La muerte como último abuso
En su último acto, les negó hasta la Justicia. El padre Eduardo Lorenzo –que se suicidó esta semana en la sede de Cáritas de La Plata– coordinó durante catorce años grupos de scouts en distintas parroquias de Gonnet, Berisso y Olmos, en donde tuvo a su cargo el cuidado de chicos vulnerables en todos los sentidos imaginables. La jueza Marcela Garmendia había pedido su detención por abusos sexuales reiterados a cinco menores. Los relatos de esos chicos que, ya hombres, se quiebran al contar la violencia que ahora queda impune, son retratos de un horror que la Iglesia parece haber encubierto y hasta premiado durante años: Lorenzo fue denunciado por primera vez en 2009 y el entonces arzobispo platense Héctor Aguer inició en ese momento un expediente canónico para investigar los hechos. Sin embargo, durante la última década, el cura fue varias veces ascendido y siguió en contacto con menores. Incluso, como capellán del Servicio Penitenciario Bonaerense, fue confesor de Julio César Grassi, el sacerdote que –también en 2009– fue condenado a quince años de prisión por violar a un menor en la Fundación Felices los Niños.
"Ante la muerte de nuestro hermano Eduardo Lorenzo, que se quitó la vida después de largos meses de enorme tensión y sufrimientos, solamente nos cabe unirnos en oración por él para que el Dios de la vida lo reciba en el amor infinito", dijo el actual arzobispo de La Plata, Víctor Manuel Fernández, quien llamó a la oración a través de un comunicado en el que también sostuvo que "el Señor nos enseñará aún a través de este dolor". ¿Qué tiene para enseñarnos un Dios cuyos representantes no reparan en las víctimas? ¿Por qué debería recibir en su amor infinito a un violador de menores? ¿Su muerte borra los sufrimientos que infligió en el nombre del Padre a esos chicos que no pudieron defenderse y a los que ahora les niega hasta el alivio de la Justicia?
Con este caso, la Iglesia argentina cierra un año en el que ya quedó recientemente expuesta por otras tres causas de abusos aberrantes. La primera fue la condena de dos sacerdotes por violar a niños sordomudos en el Instituto Próvolo de Mendoza. Aunque los hechos ocurrieron en la tierra natal del Papa Francisco, el Vaticano sólo emitió un tibio comunicado de disculpas después de que se conocieron las condenas. En cambio, los videos de las víctimas italianas, ya adultas, agradeciendo entre lágrimas que sus abusadores por fin estuvieran presos, son estremecedores.
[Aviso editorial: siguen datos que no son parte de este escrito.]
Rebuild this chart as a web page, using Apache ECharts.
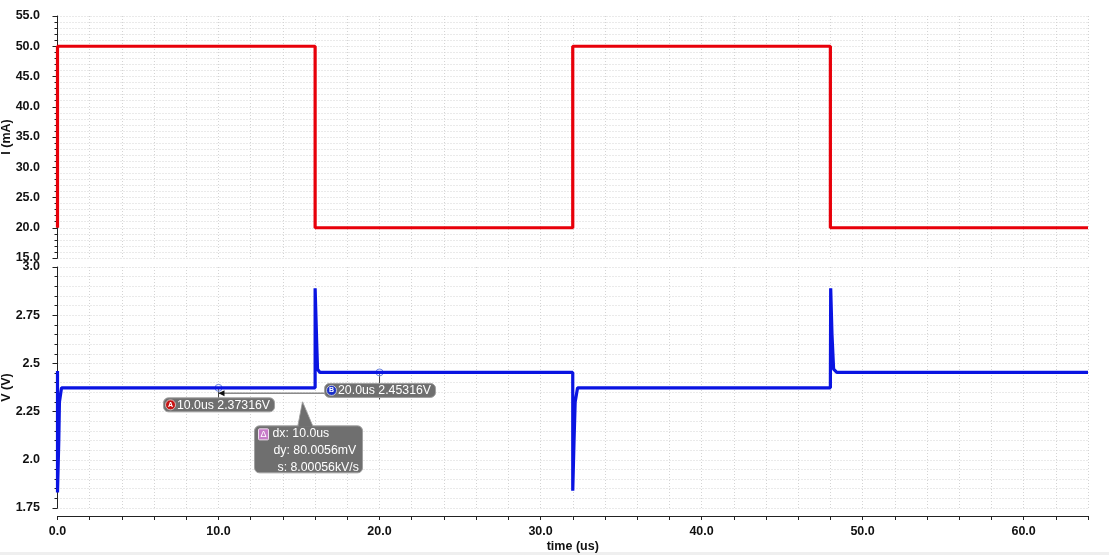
<!DOCTYPE html>
<html><head><meta charset="utf-8">
<script src="https://cdn.jsdelivr.net/npm/echarts@6/dist/echarts.min.js"></script>
<style>html,body{margin:0;padding:0;background:#fff}#c{width:1109px;height:555px}</style>
</head><body><div id="c"></div>
<script>
// ---- data ----
const currentTime = [0, 0, 16, 16, 32, 32, 48, 48, 64];
const currentMA   = [20, 50, 50, 20, 20, 50, 50, 20, 20];
const voltageTime = [0, 0, 0.08, 0.12, 0.25, 16, 16, 16.1, 16.15, 16.3, 32, 32, 32.08, 32.15, 32.3, 48, 48.02, 48.1, 48.2, 48.4, 64];
const voltageV    = [2.46, 1.83, 2.1, 2.3, 2.37316, 2.37316, 2.89, 2.6, 2.47, 2.45316, 2.45316, 1.84, 2.1, 2.3, 2.37316, 2.37316, 2.89, 2.65, 2.47, 2.45316, 2.45316];
const iTickValues = [15, 20, 25, 30, 35, 40, 45, 50, 55];
const iTickLabels = ['15.0', '20.0', '25.0', '30.0', '35.0', '40.0', '45.0', '50.0', '55.0'];
const vTickValues = [1.75, 2.0, 2.25, 2.5, 2.75, 3.0];
const vTickLabels = ['1.75', '2.0', '2.25', '2.5', '2.75', '3.0'];
const tTickValues = [0, 10, 20, 30, 40, 50, 60];
const tTickLabels = ['0.0', '10.0', '20.0', '30.0', '40.0', '50.0', '60.0'];
const markerNames  = ['A', 'B'];
const markerTimes  = [10, 20];
const markerValues = [2.37316, 2.45316];
const markerLabels = ['10.0us 2.37316V', '20.0us 2.45316V'];
const deltaLines   = ['dx: 10.0us', 'dy: 80.0056mV', 's: 8.00056kV/s'];

const zip = (a, b) => a.map((v, i) => [v, b[i]]);
const lookup = (vals, labs) => v => { const i = vals.findIndex(x => Math.abs(x - v) < 1e-6); return i >= 0 ? labs[i] : ''; };

const FONT = 'Liberation Sans';
const grid = { color: '#d4d4d4', type: [1, 2], width: 1 };
const txt = { fontFamily: FONT, fontSize: 12.5, fontWeight: 'bold', color: '#111' };

const chart = echarts.init(document.getElementById('c'), null, { renderer: 'canvas' });
const yCommon = {
  type: 'value', offset: 7.5,
  axisLine: { show: true, lineStyle: { color: '#222', width: 1 } },
  axisTick: { show: true, inside: false, length: 5, lineStyle: { color: '#222' } },
  minorTick: { show: true, splitNumber: 5, length: 3, lineStyle: { color: '#222' } },
  splitLine: { show: true, lineStyle: grid },
  minorSplitLine: { show: true, lineStyle: grid },
  nameLocation: 'middle', nameGap: 37, nameMoveOverlap: false, nameTextStyle: txt
};
chart.setOption({
  animation: false,
  backgroundColor: '#fff',
  grid: [
    { left: 57.5, right: 21, top: 16, height: 242, containLabel: false, outerBoundsMode: 'none' },
    { left: 57.5, right: 21, top: 267, height: 241, containLabel: false, outerBoundsMode: 'none' }
  ],
  xAxis: [
    { type: 'value', gridIndex: 0, min: 0, max: 64, interval: 2,
      axisLine: { show: false }, axisTick: { show: false }, axisLabel: { show: false },
      splitLine: { show: true, lineStyle: grid } },
    { type: 'value', gridIndex: 1, min: 0, max: 64, interval: 2, position: 'bottom', offset: 8,
      axisLine: { show: true, onZero: false, lineStyle: { color: '#222' } },
      axisTick: { show: true, length: 4, lineStyle: { color: '#222' } },
      axisLabel: Object.assign({ margin: 9, formatter: lookup(tTickValues, tTickLabels) }, txt),
      splitLine: { show: true, lineStyle: grid },
      name: 'time (us)', nameLocation: 'middle', nameGap: 24, nameMoveOverlap: false, nameTextStyle: txt }
  ],
  yAxis: [
    Object.assign({}, yCommon, { gridIndex: 0, min: 15, max: 55, interval: 5, name: 'I (mA)',
      axisLabel: Object.assign({ margin: 10, formatter: lookup(iTickValues, iTickLabels) }, txt) }),
    Object.assign({}, yCommon, { gridIndex: 1, min: 1.75, max: 3.0, interval: 0.25, name: 'V (V)',
      axisLabel: Object.assign({ margin: 10, formatter: lookup(vTickValues, vTickLabels) }, txt) })
  ],
  series: [
    { type: 'line', xAxisIndex: 0, yAxisIndex: 0, data: zip(currentTime, currentMA), showSymbol: false,
      lineStyle: { color: '#e8000a', width: 3.2 }, itemStyle: { color: '#e8000a' }, clip: false },
    { type: 'line', xAxisIndex: 1, yAxisIndex: 1, data: zip(voltageTime, voltageV), showSymbol: false,
      lineStyle: { color: '#0a14e2', width: 3.2 }, itemStyle: { color: '#0a14e2' }, clip: false }
  ]
});

// ---- cursor annotations, positioned from data via the chart's own scales ----
const P = markerTimes.map((t, i) => chart.convertToPixel({ xAxisIndex: 1, yAxisIndex: 1 }, [t, markerValues[i]]));
const A = P[0], B = P[1];
const boxFill = '#6f6f6f', boxStroke = '#a0a0a0';
const white = { fontFamily: FONT, fontSize: 12.3, fill: '#fff' };
const hy = A[1] + 5.5;
const els = [
  { type: 'rect', shape: { x: 0, y: 552, width: 1109, height: 3 }, style: { fill: '#efefef' } },
  // delta connector
  { type: 'line', shape: { x1: A[0], y1: hy, x2: B[0], y2: hy }, style: { stroke: '#8a8a8a', lineWidth: 1.5 } },
  { type: 'line', shape: { x1: A[0], y1: A[1], x2: A[0], y2: A[1] + 11 }, style: { stroke: '#444', lineWidth: 1 } },
  { type: 'line', shape: { x1: B[0], y1: B[1], x2: B[0], y2: hy + 6 }, style: { stroke: '#444', lineWidth: 1 } },
  { type: 'polygon', shape: { points: [[A[0], hy], [A[0] + 6, hy - 3], [A[0] + 6, hy + 3]] }, style: { fill: '#111' } },
  { type: 'polygon', shape: { points: [[B[0], hy], [B[0] - 6, hy - 3], [B[0] - 6, hy + 3]] }, style: { fill: '#111' } },
  // delta box with tail
  { type: 'polygon', shape: { points: [[A[0] + 79, A[1] + 40], [A[0] + 95, A[1] + 40], [A[0] + 84, A[1] + 14]] }, style: { fill: boxFill, stroke: boxStroke } },
  { type: 'rect', shape: { x: A[0] + 36, y: A[1] + 38, width: 108, height: 47, r: 5 }, style: { fill: boxFill, stroke: boxStroke } },
  { type: 'polygon', shape: { points: [[A[0] + 80, A[1] + 39], [A[0] + 94, A[1] + 39], [A[0] + 84, A[1] + 16]] }, style: { fill: boxFill } },
  { type: 'rect', shape: { x: A[0] + 40, y: A[1] + 41, width: 10, height: 11, r: 1 }, style: { fill: '#c77cc9', stroke: '#f0e0f0', lineWidth: 1 } },
  { type: 'text', x: A[0] + 45, y: A[1] + 46.5, style: { text: 'Δ', fontFamily: FONT, fontSize: 9, fill: '#fff', align: 'center', verticalAlign: 'middle' } }
];
const deltaX = [54, 55, 59];
deltaLines.forEach((s, i) => els.push({ type: 'text', x: A[0] + deltaX[i], y: A[1] + 45.5 + 17 * i,
  style: Object.assign({ text: s, verticalAlign: 'middle' }, white) }));
// marker boxes
const badgeCol = ['#c61414', '#1a2fc8'];
const boxOff = [10, 11];
P.forEach((p, i) => {
  const by = p[1] + boxOff[i];
  els.push({ type: 'rect', shape: { x: p[0] - 55, y: by, width: 111, height: 14, r: 5 }, style: { fill: boxFill, stroke: boxStroke } });
  els.push({ type: 'circle', shape: { cx: p[0] - 48, cy: by + 7, r: 5 }, style: { fill: badgeCol[i], stroke: '#ddd', lineWidth: 0.8 } });
  els.push({ type: 'text', x: p[0] - 48, y: by + 7, style: { text: markerNames[i], fontFamily: FONT, fontSize: 7, fontWeight: 'bold', fill: '#fff', align: 'center', verticalAlign: 'middle' } });
  els.push({ type: 'text', x: p[0] - 41.5, y: by + 7.5, style: Object.assign({ text: markerLabels[i], verticalAlign: 'middle' }, white) });
  els.push({ type: 'circle', shape: { cx: p[0], cy: p[1], r: 3.5 }, style: { fill: 'rgba(255,255,255,0.2)', stroke: '#6f86e0', lineWidth: 1 } });
});
chart.setOption({ graphic: { elements: els } });
</script>
</body></html>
La segunda es la causa contra el arzobispo de Orán, Gustavo Zanchetta, por las denuncias de abusos a tres seminaristas. Hasta que la justicia salteña pidió su captura internacional en noviembre último, Zanchetta fue asesor de la Administración del Patrimonio de la Sede Apostólica. Había sido trasladado a Roma al conocerse el caso, en 2017, un gesto en el que se leyó el amparo del papa Francisco, que lo nombró en su cargo. Por último, el caso del cura Manuel Pascual, que violó durante años a monjas de la congregación Hermanas de San José, en Núñez, a las que después confesaba, como si el pecado fuera de ellas. Las religiosas recurrieron primero al arzobispo Mario Poli, pero sólo pudieron llevar la causa a la Justicia tras dejar los hábitos. Poli se ofreció como aval para darle prisión domiciliaria al violador.
Es posible que la Iglesia argentina nunca haya sido más fuerte en lo político –aliada con el poder de turno en abrazo papal y peronista con la primera dama, a días de la asunción presidencial–, pero la trama de abusos y encubrimientos que se expone una y otra vez, plantea en la sociedad la necesidad profunda de separar al culto del Estado. Sobre todo, cuando está claro que los representantes de ese culto ya no sólo no son mejores, ni siquiera son iguales: pueden ser monstruos capaces de violar chiquitos sin voz y ocultar a los abusadores durante décadas. Monstruos capaces de llamar hermanos a esos violadores y pedirle a su Dios que los reciba con amor. Monstruos que amparan monstruos y dejan a sus víctimas sin Justicia. Monstruos que en este instante, desde sus púlpitos o desde sus columnas de opinión en algún diario –que deberán leer esos chicos que hoy son hombres condenados a una madurez sin respuestas–, todavía tienen el tupé de decirnos –¡y de decirles!– cómo tenemos que vivir.